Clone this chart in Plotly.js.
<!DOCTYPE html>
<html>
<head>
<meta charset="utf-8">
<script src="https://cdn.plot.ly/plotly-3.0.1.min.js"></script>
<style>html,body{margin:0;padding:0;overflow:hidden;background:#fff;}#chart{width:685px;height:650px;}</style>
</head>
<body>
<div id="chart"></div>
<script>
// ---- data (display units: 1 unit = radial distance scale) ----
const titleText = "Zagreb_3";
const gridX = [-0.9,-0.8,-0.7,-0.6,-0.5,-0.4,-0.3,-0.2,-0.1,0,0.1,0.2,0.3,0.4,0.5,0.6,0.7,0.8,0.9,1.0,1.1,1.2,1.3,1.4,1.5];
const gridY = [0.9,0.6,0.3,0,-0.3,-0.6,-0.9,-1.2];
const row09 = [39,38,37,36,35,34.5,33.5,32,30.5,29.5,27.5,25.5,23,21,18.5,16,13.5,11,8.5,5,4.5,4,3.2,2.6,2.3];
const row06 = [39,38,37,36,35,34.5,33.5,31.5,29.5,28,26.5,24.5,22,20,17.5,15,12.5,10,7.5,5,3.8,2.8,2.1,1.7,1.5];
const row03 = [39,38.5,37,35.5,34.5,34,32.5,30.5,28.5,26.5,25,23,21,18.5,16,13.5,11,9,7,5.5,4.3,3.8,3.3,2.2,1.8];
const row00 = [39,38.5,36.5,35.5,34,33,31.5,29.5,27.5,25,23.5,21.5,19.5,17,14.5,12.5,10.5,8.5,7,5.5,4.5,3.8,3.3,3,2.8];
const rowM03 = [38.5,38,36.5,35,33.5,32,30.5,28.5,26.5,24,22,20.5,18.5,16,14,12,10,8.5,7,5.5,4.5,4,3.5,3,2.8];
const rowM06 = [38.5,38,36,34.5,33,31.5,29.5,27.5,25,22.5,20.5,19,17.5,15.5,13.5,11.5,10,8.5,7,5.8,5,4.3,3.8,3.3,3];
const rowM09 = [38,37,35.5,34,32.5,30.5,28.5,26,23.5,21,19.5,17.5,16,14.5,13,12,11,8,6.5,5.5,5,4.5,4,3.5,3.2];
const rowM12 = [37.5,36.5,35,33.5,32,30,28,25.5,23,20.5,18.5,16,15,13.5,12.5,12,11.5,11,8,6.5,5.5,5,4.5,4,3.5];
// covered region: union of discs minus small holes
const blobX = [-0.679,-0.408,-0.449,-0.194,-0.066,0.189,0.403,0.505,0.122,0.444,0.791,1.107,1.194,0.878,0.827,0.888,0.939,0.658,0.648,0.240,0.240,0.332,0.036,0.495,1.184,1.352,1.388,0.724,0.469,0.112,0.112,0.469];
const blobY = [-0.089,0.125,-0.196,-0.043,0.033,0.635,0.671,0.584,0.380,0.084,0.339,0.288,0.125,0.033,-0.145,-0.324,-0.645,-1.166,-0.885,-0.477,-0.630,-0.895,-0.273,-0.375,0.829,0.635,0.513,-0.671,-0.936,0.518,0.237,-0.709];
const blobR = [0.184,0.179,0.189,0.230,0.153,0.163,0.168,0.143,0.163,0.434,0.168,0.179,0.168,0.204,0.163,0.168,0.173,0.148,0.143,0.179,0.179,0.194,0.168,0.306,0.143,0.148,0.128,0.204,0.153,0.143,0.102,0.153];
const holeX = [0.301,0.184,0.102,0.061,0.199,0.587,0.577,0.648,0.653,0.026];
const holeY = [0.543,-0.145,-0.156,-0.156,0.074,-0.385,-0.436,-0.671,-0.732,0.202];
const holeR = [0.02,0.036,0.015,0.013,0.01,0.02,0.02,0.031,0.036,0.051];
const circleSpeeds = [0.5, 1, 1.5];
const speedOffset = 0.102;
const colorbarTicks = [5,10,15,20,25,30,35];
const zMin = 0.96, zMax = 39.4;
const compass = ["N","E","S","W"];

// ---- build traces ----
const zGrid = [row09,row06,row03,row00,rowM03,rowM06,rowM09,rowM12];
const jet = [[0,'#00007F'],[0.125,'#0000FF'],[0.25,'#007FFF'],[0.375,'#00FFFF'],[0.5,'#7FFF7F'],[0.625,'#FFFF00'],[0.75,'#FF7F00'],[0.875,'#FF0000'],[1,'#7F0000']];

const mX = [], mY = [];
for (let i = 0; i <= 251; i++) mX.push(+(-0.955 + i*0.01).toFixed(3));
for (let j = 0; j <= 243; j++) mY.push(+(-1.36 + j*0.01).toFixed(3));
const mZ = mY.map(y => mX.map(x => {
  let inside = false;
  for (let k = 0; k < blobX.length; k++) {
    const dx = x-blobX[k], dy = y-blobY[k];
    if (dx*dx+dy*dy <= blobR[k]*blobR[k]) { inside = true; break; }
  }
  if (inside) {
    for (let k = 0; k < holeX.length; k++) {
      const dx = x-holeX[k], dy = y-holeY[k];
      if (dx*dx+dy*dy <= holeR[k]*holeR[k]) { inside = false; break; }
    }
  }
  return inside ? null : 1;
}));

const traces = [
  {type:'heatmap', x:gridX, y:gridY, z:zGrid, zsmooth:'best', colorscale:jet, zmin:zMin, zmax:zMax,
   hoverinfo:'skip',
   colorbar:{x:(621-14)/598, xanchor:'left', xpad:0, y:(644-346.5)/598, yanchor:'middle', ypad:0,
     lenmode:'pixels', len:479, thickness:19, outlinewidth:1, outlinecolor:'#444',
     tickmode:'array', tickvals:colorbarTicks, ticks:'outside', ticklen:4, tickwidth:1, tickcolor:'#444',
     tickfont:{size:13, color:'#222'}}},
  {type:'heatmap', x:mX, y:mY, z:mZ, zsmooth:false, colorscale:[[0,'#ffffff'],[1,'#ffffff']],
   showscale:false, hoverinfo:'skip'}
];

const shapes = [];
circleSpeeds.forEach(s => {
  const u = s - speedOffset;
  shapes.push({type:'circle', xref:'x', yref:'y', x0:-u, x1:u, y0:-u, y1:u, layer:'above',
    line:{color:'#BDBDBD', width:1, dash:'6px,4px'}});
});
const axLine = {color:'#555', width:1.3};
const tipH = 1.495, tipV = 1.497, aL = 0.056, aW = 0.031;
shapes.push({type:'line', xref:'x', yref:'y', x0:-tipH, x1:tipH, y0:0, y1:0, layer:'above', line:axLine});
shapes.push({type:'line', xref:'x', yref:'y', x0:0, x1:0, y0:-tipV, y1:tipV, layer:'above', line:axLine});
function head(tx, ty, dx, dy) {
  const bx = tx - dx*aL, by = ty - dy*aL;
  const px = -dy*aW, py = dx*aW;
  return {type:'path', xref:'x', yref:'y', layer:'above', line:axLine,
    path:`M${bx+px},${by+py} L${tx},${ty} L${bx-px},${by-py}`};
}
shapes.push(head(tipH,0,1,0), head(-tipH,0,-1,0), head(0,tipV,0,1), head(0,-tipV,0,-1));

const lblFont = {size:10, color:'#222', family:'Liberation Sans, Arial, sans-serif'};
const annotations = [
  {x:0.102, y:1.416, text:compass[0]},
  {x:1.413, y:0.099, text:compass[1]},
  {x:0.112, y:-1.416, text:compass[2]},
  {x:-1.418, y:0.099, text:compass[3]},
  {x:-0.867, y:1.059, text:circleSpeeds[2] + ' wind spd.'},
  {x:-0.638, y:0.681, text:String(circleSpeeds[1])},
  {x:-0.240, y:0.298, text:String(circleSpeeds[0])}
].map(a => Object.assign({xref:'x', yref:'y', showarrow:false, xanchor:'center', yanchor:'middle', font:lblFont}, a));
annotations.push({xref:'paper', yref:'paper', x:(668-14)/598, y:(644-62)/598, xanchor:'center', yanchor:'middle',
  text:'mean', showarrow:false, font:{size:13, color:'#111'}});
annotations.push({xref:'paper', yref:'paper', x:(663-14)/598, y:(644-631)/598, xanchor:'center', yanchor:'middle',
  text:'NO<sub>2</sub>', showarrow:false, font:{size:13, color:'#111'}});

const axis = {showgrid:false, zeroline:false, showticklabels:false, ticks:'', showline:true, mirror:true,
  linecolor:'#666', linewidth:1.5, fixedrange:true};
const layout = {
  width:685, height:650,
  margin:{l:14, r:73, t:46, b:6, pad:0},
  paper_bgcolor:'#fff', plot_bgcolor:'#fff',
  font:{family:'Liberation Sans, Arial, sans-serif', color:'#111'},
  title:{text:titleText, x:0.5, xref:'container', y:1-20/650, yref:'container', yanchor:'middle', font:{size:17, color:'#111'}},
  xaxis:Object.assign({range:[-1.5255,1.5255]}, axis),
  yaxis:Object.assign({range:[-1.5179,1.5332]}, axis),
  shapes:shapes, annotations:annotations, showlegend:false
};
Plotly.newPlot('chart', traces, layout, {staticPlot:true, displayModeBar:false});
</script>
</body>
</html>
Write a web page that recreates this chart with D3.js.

---+---

What is expected ::
Lines holding the word "chart" in the entries above are the ones to pull out. Copy them all.

The response ::
Clone this chart in Plotly.js.
<style>html,body{margin:0;padding:0;overflow:hidden;background:#fff;}#chart{width:685px;height:650px;}</style>
<div id="chart"></div>
Plotly.newPlot('chart', traces, layout, {staticPlot:true, displayModeBar:false});
Write a web page that recreates this chart with D3.js.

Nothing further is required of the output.